Harvey Cox: "the characterization made a few years back by Philip Scharper that ‘most of the theologians -- Protestant and Catholic -- who have had such a heavy influence on American theologians and American theology have tended to be, almost by definition, members of tile upper-middle class, indeed forming something of an intellectual elite’ (Catholic Mind, April 1976, p. 18). This is a problem that even the most skillful editorial selection cannot avoid. Why?

He goes on to talk about privilege and economics allowing for leisure to study...

“Religion has very often been nothing more than the superfluous consecration of some situation or action which was neither judged nor transformed by this consecration. Religion has consecrated the feudal order and its own participation in it without transcending it. Religion has consecrated nationalism without transforming it. Religion has consecrated democracy without judging it. Religion has consecrated war and arms of war without using its spiritual arms against war. Religion has consecrated peace and the security of peace without disturbing this security with its spiritual threat. Religion has consecrated the bourgeois ideal of family and property without judging it and has consecrated systems of exploitation of men by men without transcending them; on the contrary, it has used them for its own benefit.The first word, therefore, to be spoken by religion to the people of our time must be a word spoken against religion. It is the word the old Jewish prophets spoke against the priestly and royal and pseudo-prophetic guardians of their national religion, who consecrated distorted institutions and distorted politics without judging them.
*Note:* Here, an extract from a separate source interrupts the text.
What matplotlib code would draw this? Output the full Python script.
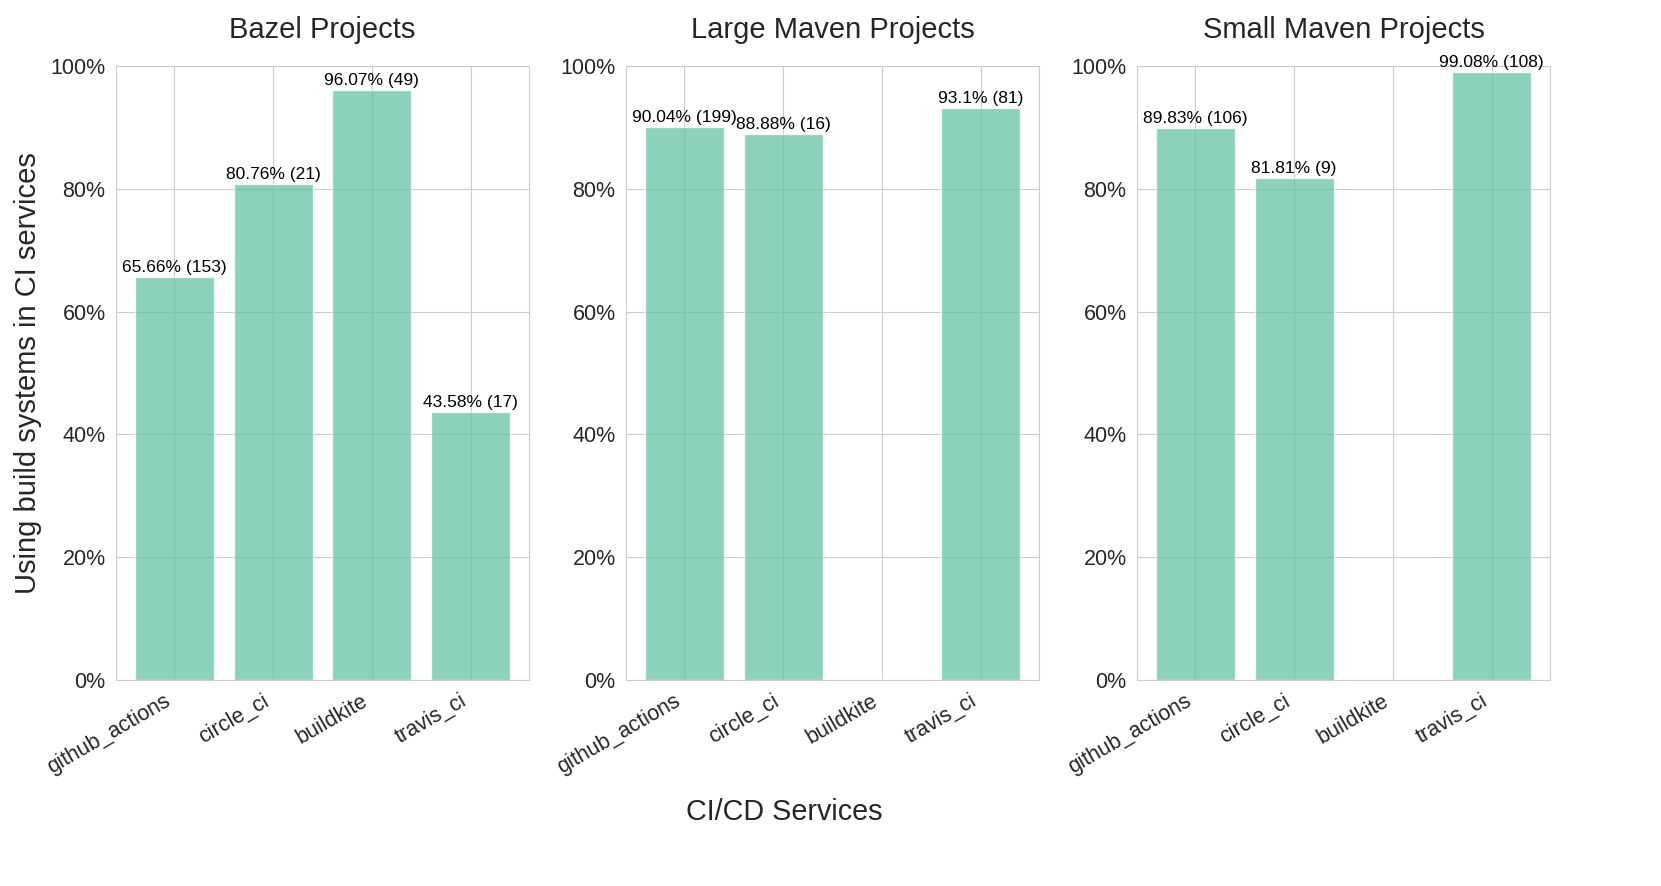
"""
CI/CD services usage of build systems, per project group
"""

import numpy as np
import matplotlib
matplotlib.use("Agg")
import matplotlib.pyplot as plt
import seaborn as sns
from matplotlib.ticker import PercentFormatter

services = ["github_actions", "circle_ci", "buildkite", "travis_ci"]
titles = ["Bazel Projects", "Large Maven Projects", "Small Maven Projects"]

# percentage of projects using the build system in CI, nan = no projects
bazel_pct = [65.66, 80.76, 96.07, 43.58]
bazel_cnt = [153, 21, 49, 17]
large_maven_pct = [90.04, 88.88, np.nan, 93.1]
large_maven_cnt = [199, 16, None, 81]
small_maven_pct = [89.83, 81.81, np.nan, 99.08]
small_maven_cnt = [106, 9, None, 108]

sns.set_style("whitegrid")
plt.rcParams['font.family'] = ['Liberation Sans', 'DejaVu Sans']

fig = plt.figure(figsize=(16.61, 8.86), dpi=100)
lefts = [116 / 1661, 626 / 1661, 1137 / 1661]
width = 413 / 1661
bottom = 1 - 680 / 886
height = (680 - 66) / 886

bar_color = sns.color_palette("Set2")[0]
groups = [(bazel_pct, bazel_cnt), (large_maven_pct, large_maven_cnt),
          (small_maven_pct, small_maven_cnt)]

for i, (pct, cnt) in enumerate(groups):
    ax = fig.add_axes([lefts[i], bottom, width, height])
    x = np.arange(len(services))
    ax.bar(x, pct, width=0.8, color=bar_color, alpha=0.75,
           edgecolor="white", linewidth=1)
    for xi, p, c in zip(x, pct, cnt):
        if c is None or np.isnan(p):
            continue
        ax.annotate("{:g}% ({})".format(p, c),
                    xy=(xi, p), xytext=(0, 1.5), textcoords="offset points",
                    ha="center", va="bottom", fontsize=12.5, color="black")
    ax.set_xlim(-0.59, 3.59)
    ax.set_ylim(0, 100)
    ax.set_yticks(np.arange(0, 101, 20))
    ax.yaxis.set_major_formatter(PercentFormatter(100, decimals=0))
    ax.set_xticks(x)
    ax.set_xticklabels(services, rotation=30, ha="right", fontsize=15.5)
    ax.tick_params(axis="y", labelsize=15.5, pad=4)
    ax.tick_params(axis="x", pad=4)
    ax.set_title(titles[i], fontsize=21, pad=20, color="#262626")
    for s in ax.spines.values():
        s.set_color("#cccccc")

fig.text(28 / 1661, 1 - 373 / 886, "Using build systems in CI services",
         rotation=90, ha="center", va="center", fontsize=21, color="#262626")
fig.text(784 / 1661, 1 - 812 / 886, "CI/CD Services",
         ha="center", va="center", fontsize=20.7, color="#262626")

fig.savefig("out.png", dpi=100)

# -fin-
 So how can people of faith, or people of no faith, who engage in social justice work, stand up and speak? What is it about religion that allows us to hide behind it without living into the values it espouses?


Tillich: "The same word must be spoken today about our religious institutions and politics. Will religion in this country, in this moment of history, simply follow the trend of events, the way public opinion runs, the direction in which the makers of public opinion want us to move? Will religion, after it has consecrated a self-complacent and egoistic enthusiasm for peace, consecrate self-intoxication with war? Will religion in our situation transcend our situation or not?” (Tillich, “The Word of Religion,” The Protestant Era).

Interesting, especially given our offensive in Afghanistan today. Just War. Is it an oxymoron?